While she maintains a lower profile than some of her peers, Véronique Léroy is a best-of-class designer, rising through the ranks during the ’90s and maintaining a steadfast clientele ever since. Originally from Belgium, she never ceases her exploration of established and non-conformist taste, her experimentation with volumes, and her alluringly offbeat vision of femininity.

 

How would you describe your evolution as a designer/brand?

I would say it is like a slow, gradual, maturation and growth. I can only grasp and analyse it with hindsight. It’s always hard to be fully aware of how you’re evolving on the spot. There have been important steps, but I didn’t know I was taking them at the time…

Why is it important that fashion is always evolving, that it never stays the same?

I wouldn’t say it’s important, but rather it is intrinsically what fashion is all about: loving something and doing the exact opposite three years after. Going from micro-waist trousers to baggy pants. Otherwise, we would be bored and would only have classic clothes. It doesn’t mean we have to change our wardrobe at the same pace. I always notice that when a client buys a very trendy piece, but this piece is a part of her personality – or she makes it a part of her personality – then it remains trendy forever. It becomes timeless and we conceived it to be that way. This remains true despite the garment not being a basic, timeless design in itself, which is kind of magical. Trendiness becoming timelessness.

What moment, design or collection marked a turning point for you?

Very much the ’80s. It was a very creative decade. I’ve been very much shaped by this spirit and context. And I think this uninhibited – the freedom to just try and do something new – creativity is just coming back.

Where are you noticing the most significant changes in fashion today?

The realization of the industry’s environmental impact. Some designers used to make things which were sustainable in a way, like Martin Margiela; but it was never with the environment in mind.
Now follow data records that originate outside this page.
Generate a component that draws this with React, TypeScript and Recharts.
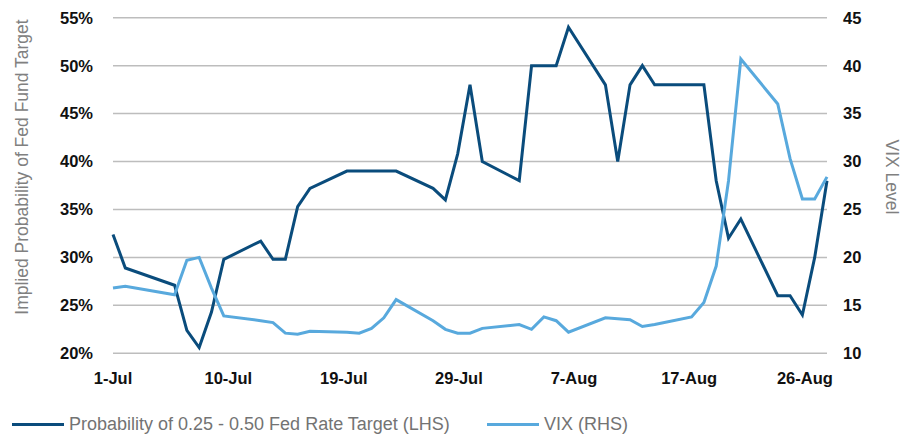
import React from 'react';
import { LineChart, Line, XAxis, YAxis, CartesianGrid, Legend } from 'recharts';

// Business days, 2015
const dates = [
  '2015-07-01', '2015-07-02', '2015-07-06', '2015-07-07', '2015-07-08', '2015-07-09', '2015-07-10',
  '2015-07-13', '2015-07-14', '2015-07-15', '2015-07-16', '2015-07-17',
  '2015-07-20', '2015-07-21', '2015-07-22', '2015-07-23', '2015-07-24',
  '2015-07-27', '2015-07-28', '2015-07-29', '2015-07-30', '2015-07-31',
  '2015-08-03', '2015-08-04', '2015-08-05', '2015-08-06', '2015-08-07',
  '2015-08-10', '2015-08-11', '2015-08-12', '2015-08-13', '2015-08-14',
  '2015-08-17', '2015-08-18', '2015-08-19', '2015-08-20', '2015-08-21',
  '2015-08-24', '2015-08-25', '2015-08-26', '2015-08-27', '2015-08-28',
];

// Probability of 0.25 - 0.50 Fed Rate Target (%), LHS
const fedProbability = [
  32.4, 28.9, 27.1, 22.4, 20.6, 24.3, 29.8,
  31.7, 29.8, 29.8, 35.3, 37.2,
  39.0, 39.0, 39.0, 39.0, 39.0,
  37.2, 36.0, 40.8, 48.0, 40.0,
  38.0, 50.0, 50.0, 50.0, 54.0,
  48.0, 40.0, 48.0, 50.0, 48.0,
  48.0, 48.0, 38.0, 32.0, 34.0,
  26.0, 26.0, 24.0, 30.0, 38.0,
];

// VIX level, RHS
const vixLevel = [
  16.8, 17.0, 16.1, 19.7, 20.0, 16.8, 13.9,
  13.4, 13.2, 12.1, 12.0, 12.3,
  12.2, 12.1, 12.6, 13.7, 15.6,
  13.4, 12.5, 12.1, 12.1, 12.6,
  13.0, 12.5, 13.8, 13.4, 12.2,
  13.7, 13.6, 13.5, 12.8, 13.0,
  13.8, 15.3, 19.1, 28.0, 40.7,
  36.0, 30.3, 26.1, 26.1, 28.4,
];

const xTickValues = [0, 9.37, 18.75, 28.1, 37.45, 46.8, 56.2];
const xTickLabels = ['1-Jul', '10-Jul', '19-Jul', '29-Jul', '7-Aug', '17-Aug', '26-Aug'];
const leftTicks = [20, 25, 30, 35, 40, 45, 50, 55];
const rightTicks = [10, 15, 20, 25, 30, 35, 40, 45];

const seriesNames = ['Probability of 0.25 - 0.50 Fed Rate Target (LHS)', 'VIX (RHS)'];
const leftTitle = 'Implied Probability of Fed Fund Target';
const rightTitle = 'VIX Level';

const DAY_MS = 86400000;
const startMs = Date.parse(dates[0]);
const data = dates.map((d, i) => ({
  day: (Date.parse(d) - startMs) / DAY_MS,
  fed: fedProbability[i],
  vix: vixLevel[i],
}));

const FONT = '"Liberation Sans", Arial, Helvetica, sans-serif';
const DARK = '#0a4c7c';
const LIGHT = '#58a9dd';
const TITLE_COLOR = '#808080';

const tickStyle = { fontFamily: FONT, fontSize: 16.5, fontWeight: 700, fill: '#111111' };

const renderLegend = (props: any) => {
  const payload = props.payload || [];
  const lefts = [12, 487];
  return (
    <div style={{ position: 'relative', width: 912, height: 24 }}>
      {payload.map((p: any, i: number) => (
        <div
          key={i}
          style={{ position: 'absolute', left: lefts[i], top: 0, height: 24, display: 'flex', alignItems: 'center' }}
        >
          <span style={{ display: 'inline-block', width: 52, height: 3, background: p.color, marginRight: 5 }} />
          <span style={{ fontFamily: FONT, fontSize: 18, color: '#737373', whiteSpace: 'nowrap' }}>{p.value}</span>
        </div>
      ))}
    </div>
  );
};

export default function App() {
  return (
    <div style={{ position: 'absolute', left: 0, top: 0, width: 912, height: 436, background: '#ffffff' }}>
      <LineChart width={912} height={436} data={data} margin={{ top: 17.7, right: 0, bottom: 0, left: 0 }}>
        <CartesianGrid vertical={false} stroke="#bdbdbd" strokeWidth={1.5} yAxisId="left" />
        <XAxis
          dataKey="day"
          type="number"
          domain={[0, 58]}
          ticks={xTickValues}
          interval={0}
          tickFormatter={(v: number, i: number) => xTickLabels[i]}
          axisLine={false}
          tickLine={false}
          tickSize={6}
          tickMargin={13}
          height={82.7}
          tick={tickStyle}
        />
        <YAxis
          yAxisId="left"
          orientation="left"
          domain={[20, 55]}
          ticks={leftTicks}
          interval={0}
          tickFormatter={(v: number) => `${v}%`}
          axisLine={false}
          tickLine={false}
          tickSize={6}
          tickMargin={14}
          width={113}
          tick={tickStyle}
          label={{
            content: () => (
              <text
                x={21.5}
                y={167}
                transform="rotate(-90 21.5 167)"
                textAnchor="middle"
                dominantBaseline="central"
                style={{ fontFamily: FONT, fontSize: 17.5, fill: TITLE_COLOR }}
              >
                {leftTitle}
              </text>
            ),
          }}
        />
        <YAxis
          yAxisId="right"
          orientation="right"
          domain={[10, 45]}
          ticks={rightTicks}
          interval={0}
          axisLine={false}
          tickLine={false}
          tickSize={6}
          tickMargin={10}
          width={85}
          tick={tickStyle}
          label={{
            content: () => (
              <text
                x={892}
                y={177}
                transform="rotate(90 892 177)"
                textAnchor="middle"
                dominantBaseline="central"
                style={{ fontFamily: FONT, fontSize: 17.5, fill: TITLE_COLOR }}
              >
                {rightTitle}
              </text>
            ),
          }}
        />
        <Legend
          verticalAlign="middle"
          align="center"
          layout="horizontal"
          wrapperStyle={{ top: 412, left: 0, width: 912, height: 24 }}
          content={renderLegend}
        />
        <Line
          yAxisId="left"
          type="linear"
          dataKey="fed"
          name={seriesNames[0]}
          stroke={DARK}
          strokeWidth={3}
          dot={false}
          isAnimationActive={false}
        />
        <Line
          yAxisId="right"
          type="linear"
          dataKey="vix"
          name={seriesNames[1]}
          stroke={LIGHT}
          strokeWidth={3}
          dot={false}
          isAnimationActive={false}
        />
      </LineChart>
    </div>
  );
}
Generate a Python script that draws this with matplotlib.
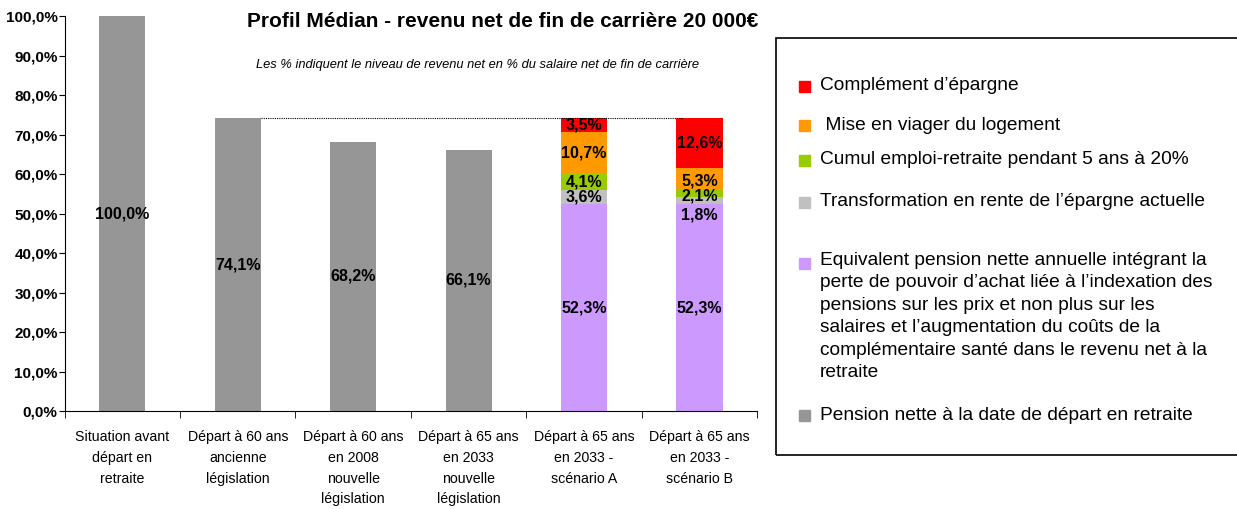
import matplotlib.pyplot as plt
from matplotlib.patches import Rectangle

plt.rcParams['font.family'] = ['Liberation Sans', 'DejaVu Sans']

categories = ["Situation avant\ndépart en\nretraite",
              "Départ à 60 ans\nancienne\nlégislation",
              "Départ à 60 ans\nen 2008\nnouvelle\nlégislation",
              "Départ à 65 ans\nen 2033\nnouvelle\nlégislation",
              "Départ à 65 ans\nen 2033 -\nscénario A",
              "Départ à 65 ans\nen 2033 -\nscénario B"]

pension = [100.0, 74.1, 68.2, 66.1, 0, 0]
equivalent = [0, 0, 0, 0, 52.3, 52.3]
rente = [0, 0, 0, 0, 3.6, 1.8]
cumul = [0, 0, 0, 0, 4.1, 2.1]
viager = [0, 0, 0, 0, 10.7, 5.3]
complement = [0, 0, 0, 0, 3.5, 12.6]

series = [
    (pension, "#969696", "Pension nette à la date de départ en retraite"),
    (equivalent, "#CC99FF", "Equivalent pension nette annuelle intégrant la\nperte de pouvoir d’achat liée à l’indexation des\npensions sur les prix et non plus sur les\nsalaires et l’augmentation du coûts de la\ncomplémentaire santé dans le revenu net à la\nretraite"),
    (rente, "#C0C0C0", "Transformation en rente de l’épargne actuelle"),
    (cumul, "#99CC00", "Cumul emploi-retraite pendant 5 ans à 20%"),
    (viager, "#FF9900", " Mise en viager du logement"),
    (complement, "#FF0000", "Complément d’épargne"),
]

fig = plt.figure(figsize=(12.37, 5.09), dpi=100)
ax = fig.add_axes([0.0522, 0.1925, 0.560, 0.776])

x = list(range(len(categories)))
bottom = [0.0] * len(categories)
for vals, col, lab in series:
    ax.bar(x, vals, 0.4, bottom=bottom, color=col, linewidth=0)
    for i, v in enumerate(vals):
        if v > 0:
            yc = bottom[i] + v / 2
            if i == 5 and vals is rente:
                yc -= 3.5
            elif i == 5 and vals is cumul:
                yc -= 0.8
            elif i == 5 and vals is viager:
                yc -= 0.6
            ax.text(i, yc, ("%.1f%%" % v).replace(".", ","), ha="center", va="center",
                    fontsize=11.5, fontweight="bold")
    bottom = [b + v for b, v in zip(bottom, vals)]

# dotted reference line at the level of the old legislation
ax.plot([1.2, 4.86], [pension[1], pension[1]], color="black", linestyle=(0, (1, 1)), linewidth=0.8)

ax.set_xlim(-0.5, 5.5)
ax.set_ylim(0, 100)
ax.set_yticks(range(0, 101, 10))
ax.set_yticklabels([("%.1f%%" % t).replace(".", ",") for t in range(0, 101, 10)],
                   fontsize=11, fontweight="bold")
ax.set_xticks(x)
ax.set_xticklabels(categories, fontsize=10.2, linespacing=1.6)
ax.set_xticks([i + 0.5 for i in range(-1, 6)], minor=True)
ax.tick_params(axis="x", which="major", length=0, pad=14)
ax.tick_params(axis="x", which="minor", length=5, direction="out")
ax.tick_params(axis="y", length=4, direction="out", pad=1)
ax.spines["top"].set_visible(False)
ax.spines["right"].set_visible(False)

fig.text(0.406, 0.958, "Profil Médian - revenu net de fin de carrière 20 000€",
         ha="center", va="center", fontsize=15, fontweight="bold")
fig.text(0.386, 0.872, "Les % indiquent le niveau de revenu net en % du salaire net de fin de carrière",
         ha="center", va="center", fontsize=9.3, style="italic")

# legend box
fig.patches.append(Rectangle((776 / 1237, 1 - 455 / 509), 470 / 1237, 417 / 509,
                             transform=fig.transFigure, fill=False, edgecolor="black",
                             linewidth=1.2))
leg_y = [415, 263, 202, 160, 125, 86]
for (vals, col, lab), y in zip(series, leg_y):
    yf = 1 - y / 509
    fig.patches.append(Rectangle((799 / 1237, yf - 0.011), 11 / 1237, 11 / 509,
                                 transform=fig.transFigure, color=col))
    if "\n" in lab:
        fig.text(820 / 1237, yf + 11 / 509, lab, ha="left", va="top",
                 fontsize=13.8, linespacing=1.42)
    else:
        fig.text(820 / 1237, yf, lab, ha="left", va="center", fontsize=13.8)

fig.savefig("out.png", dpi=100)
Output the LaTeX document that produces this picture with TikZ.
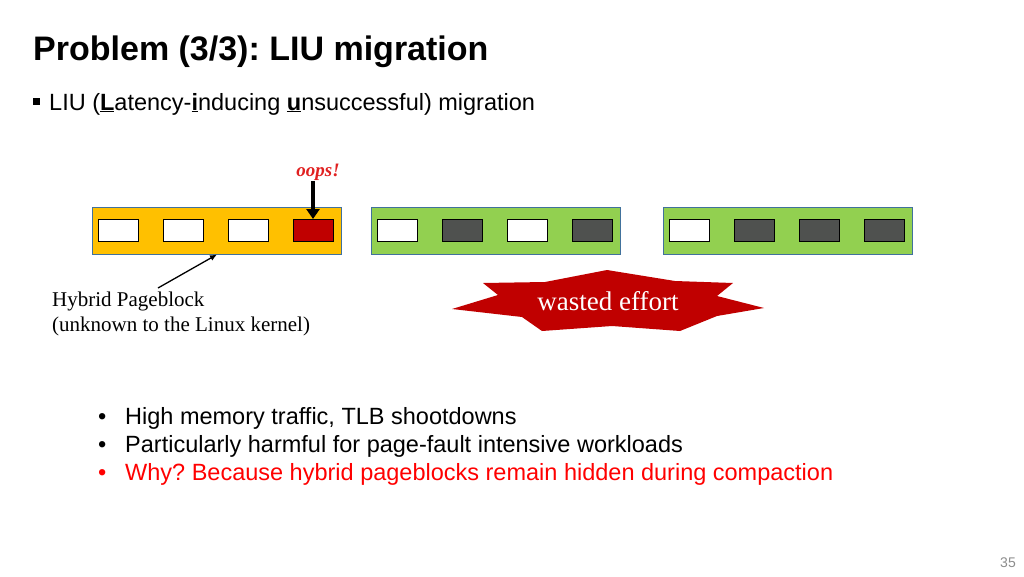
\documentclass[tikz,border=0pt]{standalone}
\usepackage{fontspec}
\setmainfont{Liberation Sans}
\newfontfamily\seriffont{Liberation Serif}
\usetikzlibrary{shapes,arrows.meta,positioning}
\usepackage{xcolor}
\definecolor{pbyellow}{HTML}{FFC000}
\definecolor{pbgreen}{HTML}{92D050}
\definecolor{pbborder}{HTML}{41719C}
\definecolor{pgdark}{HTML}{4F514F}
\definecolor{pgred}{HTML}{C00000}
\definecolor{oopsred}{HTML}{E02020}
\definecolor{pagenum}{HTML}{8C8C8C}
\frenchspacing

\begin{document}
\begin{tikzpicture}[x=1pt,y=-1pt]
      \tikzstyle{pageblock} = [rectangle, draw=pbborder, line width=1pt, minimum width=249pt, minimum height=47pt, inner sep=0pt]
      \tikzstyle{page} = [rectangle, draw=black, line width=1pt, minimum width=40pt, minimum height=22pt, inner sep=0pt]
      \tikzstyle{slide} = [inner sep=0pt, anchor=base west, font=\fontsize{23.5}{28}\selectfont]
      \useasboundingbox (0,0) rectangle (1024,576);

      \node[slide, font=\fontsize{34}{40}\selectfont\bfseries] (title) at (33,60) {Problem (3/3): LIU migration};
      \node[slide] (sq) at (33,110) {\rule[5pt]{7pt}{7.5pt}};
      \node[slide] (liu) at (49,110) {LIU (\underline{\textbf{L}}atency-\underline{\textbf{i}}nducing \underline{\textbf{u}}nsuccessful) migration};

      % pageblocks and their pages
      \foreach \b/\x/\fc in {1/92/pbyellow, 2/371/pbgreen, 3/663/pbgreen}
        \node[pageblock, fill=\fc, anchor=west] (blk\b) at (\x,230.5) {};
      \foreach \b/\cols in {1/{white,white,white,pgred}, 2/{white,pgdark,white,pgdark}, 3/{white,pgdark,pgdark,pgdark}}
        \foreach \c [count=\i] in \cols
          \node[page, fill=\c] (pg-\b-\i) at ([xshift={26+65*(\i-1)}]blk\b.west) {};

      \node[above=38pt of pg-1-4, xshift=5pt, inner sep=0pt, text=oopsred, font=\seriffont\fontsize{19}{22}\selectfont\bfseries\itshape] (oops) {oops!};
      \draw[line width=3.5pt, -{Triangle[length=10pt,width=13pt]}] (oops.south -| pg-1-4.north) -- (pg-1-4.north);

      \node[slide, font=\seriffont\fontsize{21}{25}\selectfont] (hyb1) at (52,306) {Hybrid Pageblock};
      \node[slide, font=\seriffont\fontsize{21}{25}\selectfont] (hyb2) at (52,331) {(unknown to the Linux kernel)};
      \coordinate (hybtip) at (158,288);
      \draw[line width=1.3pt, -{Latex[length=7pt,width=6pt]}] (hybtip) -- (blk1.south);

      \fill[pgred] (452,309) -- (498,295) -- (483,283) -- (545,282) -- (607,270) -- (675,281) -- (733,283) -- (717,296)
        -- (764,308) -- (717,316) -- (680,331) -- (612,326) -- (542,331) -- (522,317) -- cycle;
      \node[inner sep=0pt, anchor=base, text=white, font=\seriffont\fontsize{27}{30}\selectfont] (waste) at (608,310) {wasted effort};

      \node[slide] (dot1) at (98,424) {•};
      \node[slide] (pt1) at (125,424) {High memory traffic, TLB shootdowns};
      \node[slide] (dot2) at (98,452) {•};
      \node[slide] (pt2) at (125,452) {Particularly harmful for page-fault intensive workloads};
      \node[slide, text=red] (dot3) at (98,480) {•};
      \node[slide, text=red] (pt3) at (125,480) {Why? Because hybrid pageblocks remain hidden during compaction};

      \node[inner sep=0pt, anchor=base east, text=pagenum, font=\fontsize{14}{16}\selectfont] (num) at (1016,567) {35};
\end{tikzpicture}
\end{document}
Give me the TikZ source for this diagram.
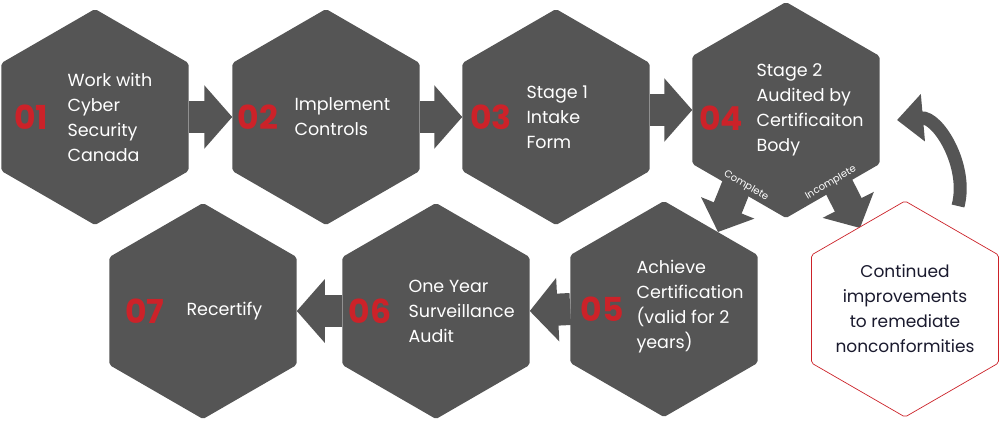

It was always an unwanted consequence of what the true motive was (love of second-hand clothes for example). The new generation of designers are very promising partly because they are fully aware of this and it’s fully part of their work.

Are you using any technologies that contribute to the evolution of your collections?

It’s rather the opposite. At the studio we’re working the old-fashioned way, just like the first couture studios. We are craftspeople, and we think you can tell when you touch one of our garments. At least we hope so.

 

Evolution is gradual; revolution is radical. Is fashion still capable of revolution?

 

Fashion has always undergone radical shifts. The big changes are systematically going from one thing to the opposite, from minimalist to maximalist. This is a perfect environment to pave the way for profound revolutions. 

 

This interview has been lightly edited for clarity.